» MATERIAL PROVIDED

#####

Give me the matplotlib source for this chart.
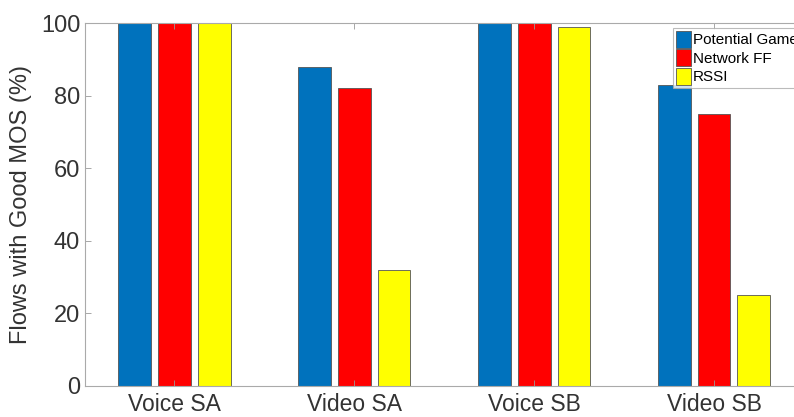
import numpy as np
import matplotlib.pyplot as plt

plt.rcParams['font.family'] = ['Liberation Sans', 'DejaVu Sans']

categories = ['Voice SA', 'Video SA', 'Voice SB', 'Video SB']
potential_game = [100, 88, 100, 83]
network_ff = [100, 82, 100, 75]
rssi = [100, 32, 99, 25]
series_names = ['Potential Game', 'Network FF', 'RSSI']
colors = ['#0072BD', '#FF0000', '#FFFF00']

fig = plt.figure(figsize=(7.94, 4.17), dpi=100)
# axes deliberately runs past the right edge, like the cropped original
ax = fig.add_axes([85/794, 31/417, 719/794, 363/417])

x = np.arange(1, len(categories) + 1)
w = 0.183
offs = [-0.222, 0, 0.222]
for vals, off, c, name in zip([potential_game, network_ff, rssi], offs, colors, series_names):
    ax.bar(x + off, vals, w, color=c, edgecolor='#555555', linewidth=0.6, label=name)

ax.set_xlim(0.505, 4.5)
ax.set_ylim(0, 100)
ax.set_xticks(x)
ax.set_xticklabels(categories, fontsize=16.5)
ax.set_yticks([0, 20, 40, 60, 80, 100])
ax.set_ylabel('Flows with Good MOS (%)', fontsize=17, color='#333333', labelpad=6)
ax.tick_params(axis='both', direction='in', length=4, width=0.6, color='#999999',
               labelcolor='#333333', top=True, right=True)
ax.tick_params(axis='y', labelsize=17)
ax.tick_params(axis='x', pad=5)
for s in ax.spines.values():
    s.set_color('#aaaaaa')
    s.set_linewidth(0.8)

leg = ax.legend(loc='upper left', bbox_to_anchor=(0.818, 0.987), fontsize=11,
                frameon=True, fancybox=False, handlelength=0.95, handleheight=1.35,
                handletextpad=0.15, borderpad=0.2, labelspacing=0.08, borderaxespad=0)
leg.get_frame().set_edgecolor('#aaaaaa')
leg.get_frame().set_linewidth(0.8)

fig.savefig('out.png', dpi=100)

#####

» AIM
Repeat exactly and only the lines from the start of the data above through the line that holds "plt.rcParams['font.family'] = ['Liberation", inclusive. Pictures do not belong in the copy.

» COMPLETE RESPONSE
Give me the matplotlib source for this chart.
import numpy as np
import matplotlib.pyplot as plt

plt.rcParams['font.family'] = ['Liberation Sans', 'DejaVu Sans']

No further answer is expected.